Given the haphazard nature of Russian bombing all over the country, the only certainty one could have at any given moment is that some area is under attack. One can never know where or when the missiles will strike next, only that they will. And Stalingrad reminds us that in the past, it was Russia, not Ukraine, that deliberately placed its own civilians in harm’s way. 

Stalin famously forbade civilians to leave Stalingrad, requiring even children to contribute to the war effort in the city. There are, of course, always trenches to be dug, for instance, or barricades to build in an urban battle. With such callous policies, civilian casualties are estimated to have exceeded 40,000 though I wonder if even this number has been deliberately underestimated by Soviet sources. At any rate, the total casualties in the battle, including both Soviet and German soldiers, added up to an unimaginable 1.9 million. My Ukrainian Jewish grandfather and my Russian grandfather both served as medics in the Red Army at Stalingrad. Defying the odds, both survived, amazingly. 

Since the beginning of the present war, Ukrainians, including children, have been living in conditions not too different from those experienced by the residents of Stalingrad in late 1942. And as a result of months of air strikes and other horrors, we are now getting the earliest studies of Ukrainian children and trauma.
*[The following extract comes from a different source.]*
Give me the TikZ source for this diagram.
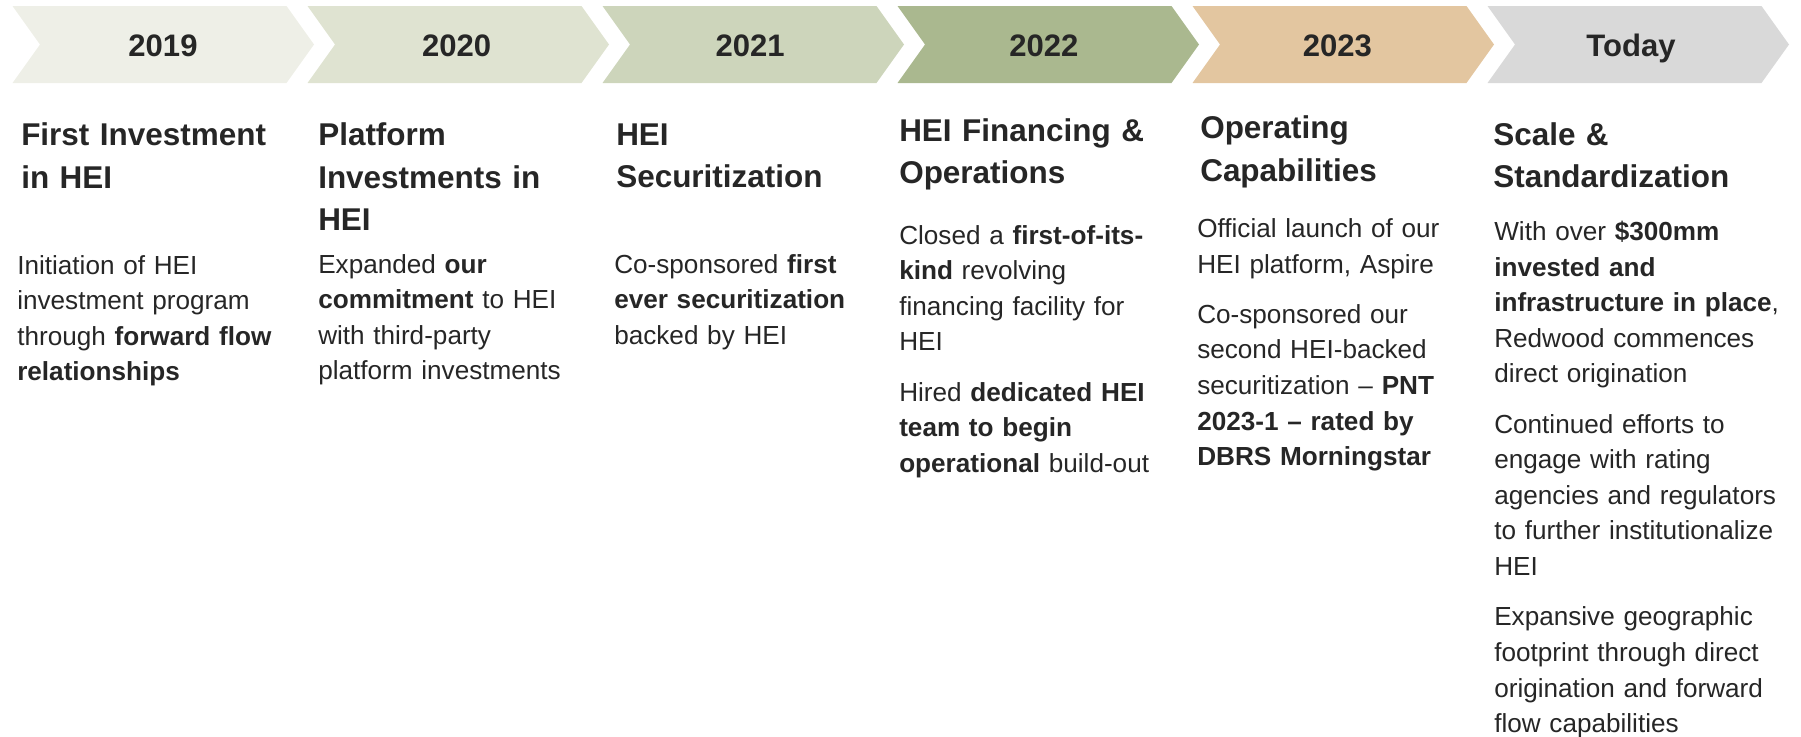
\documentclass[tikz,border=0pt]{standalone}
\usepackage{fontspec}
\setmainfont{Liberation Sans}

\definecolor{ink}{HTML}{262626}
\definecolor{c2019}{HTML}{EEEFE7}
\definecolor{c2020}{HTML}{DFE3D1}
\definecolor{c2021}{HTML}{CDD5BB}
\definecolor{c2022}{HTML}{AAB88F}
\definecolor{c2023}{HTML}{E3C6A0}
\definecolor{ctoday}{HTML}{D9D9D9}

\tikzset{
  year/.style={font=\fontsize{23.3}{28}\selectfont\bfseries, text=ink, anchor=base},
  head/.style={font=\fontsize{23.6}{31.9}\selectfont\bfseries, text=ink,
    anchor=base west, inner sep=0pt, text width=215pt, align=left},
  body/.style={font=\fontsize{19.6}{26.7}\selectfont, text=ink,
    anchor=base west, inner sep=0pt, text width=215pt, align=left},
}
\newcommand{\pgap}{\\[11pt]}

\begin{document}
\begin{tikzpicture}[x=0.75pt,y=-0.75pt]
\useasboundingbox (0,0) rectangle (1801,736);

% chevrons with the years
\foreach \c/\t [count=\i from 0] in {c2019/2019,c2020/2020,c2021/2021,c2022/2022,c2023/2023,ctoday/Today}{
  \fill[\c] (12.5+295*\i,6) -- ++(274,0) -- ++(27.5,38.5) -- ++(-27.5,38.5)
    -- ++(-274,0) -- ++(27.5,-38.5) -- cycle;
  \node[year] (y\i) at (163+293.6*\i,56) {\t};
}

% headings
\node[head] (t1) at (21,145.5) {First Investment\\in HEI};
\node[head] (t2) at (318,145.5) {Platform\\Investments in\\HEI};
\node[head] (t3) at (616,145) {HEI\\Securitization};
\node[head] (t4) at (899,141) {HEI Financing \&\\Operations};
\node[head] (t5) at (1200,138.5) {Operating\\Capabilities};
\node[head] (t6) at (1493,145) {Scale \&\\Standardization};

% text under each heading
\node[body] (b1) at (17,274) {Initiation of HEI\\investment program\\through \textbf{forward flow}\\\textbf{relationships}};
\node[body] (b2) at (318,273) {Expanded \textbf{our}\\\textbf{commitment} to HEI\\with third-party\\platform investments};
\node[body] (b3) at (614,273) {Co-sponsored \textbf{first}\\\textbf{ever securitization}\\backed by HEI};
\node[body] (b4) at (899,244) {Closed a \textbf{first-of-its-}\\\textbf{kind} revolving\\financing facility for\\HEI\pgap
  Hired \textbf{dedicated HEI}\\\textbf{team to begin}\\\textbf{operational} build-out};
\node[body] (b5) at (1197,237.5) {Official launch of our\\HEI platform, Aspire\pgap
  Co-sponsored our\\second HEI-backed\\securitization – \textbf{PNT}\\\textbf{2023-1 – rated by}\\\textbf{DBRS Morningstar}};
\node[body] (b6) at (1494,240.5) {With over \textbf{\$300mm}\\\textbf{invested and}\\\textbf{infrastructure in place},\\Redwood commences\\direct origination\pgap
  Continued efforts to\\engage with rating\\agencies and regulators\\to further institutionalize\\HEI\pgap
  Expansive geographic\\footprint through direct\\origination and forward\\flow capabilities};
\end{tikzpicture}
\end{document}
In some ways, the prevalence of PTSD in Ukrainian children should not surprise us. How could these children not be traumatized by the bombings, by separation from loved ones, by hearing or seeing the deaths of family members? And for the “lucky” ones who managed to escape the war zone, there is still so much trauma from being removed from one’s childhood home and family. Physical injuries are not the only kind of wounds that leave scars. 

This is especially the case for the approximately 200,000 children Russia has forcibly removed from Ukraine. While some are war orphans, many were simply taken from their families and are unlikely ever to be reunited with their parents. Russia has been placing these children with Russian families, fast-tracking adoption in a manner that has led the UN to denounce this policy as genocide. Ultimately, this course of action adds up to the deliberate erasing of a culture and its language through the absorption of its children into a different society.

In the wake of Uvalde, scholars of communication and child psychology have had useful advice for parents in talking to children about scary news such as school shootings and the COVID19 pandemic. But how do you talk to your children when you are living through even worse horrors for months on end? This is the world of fear that Putin and Russia have created in a land that less than a year ago was a flourishing country in its own right. By contrast, at this time last year the main concern for these children was, like so many children in the U.S. right now, nothing worse than navigating the new school year.

After the Battle of Stalingrad, Russia set up a monument to the fallen civilians of the city. Proudly standing on the Mamayev Kurgan, the towering hill where the fighting had been particularly bloody during the battle, is a magnificent statue of a woman beckoning the beholder to follow her in defending the city. This statue’s beauty and its name, “A Motherland Calls,” belie her hollow interior. But at least this aspect of the statue accurately reflects the even more hollow promises that Russia has made to its citizens—whether in World War II or the present.

Nadya Williams is Professor of Ancient History at the University of West Georgia. She is a Contributing Editor for Current.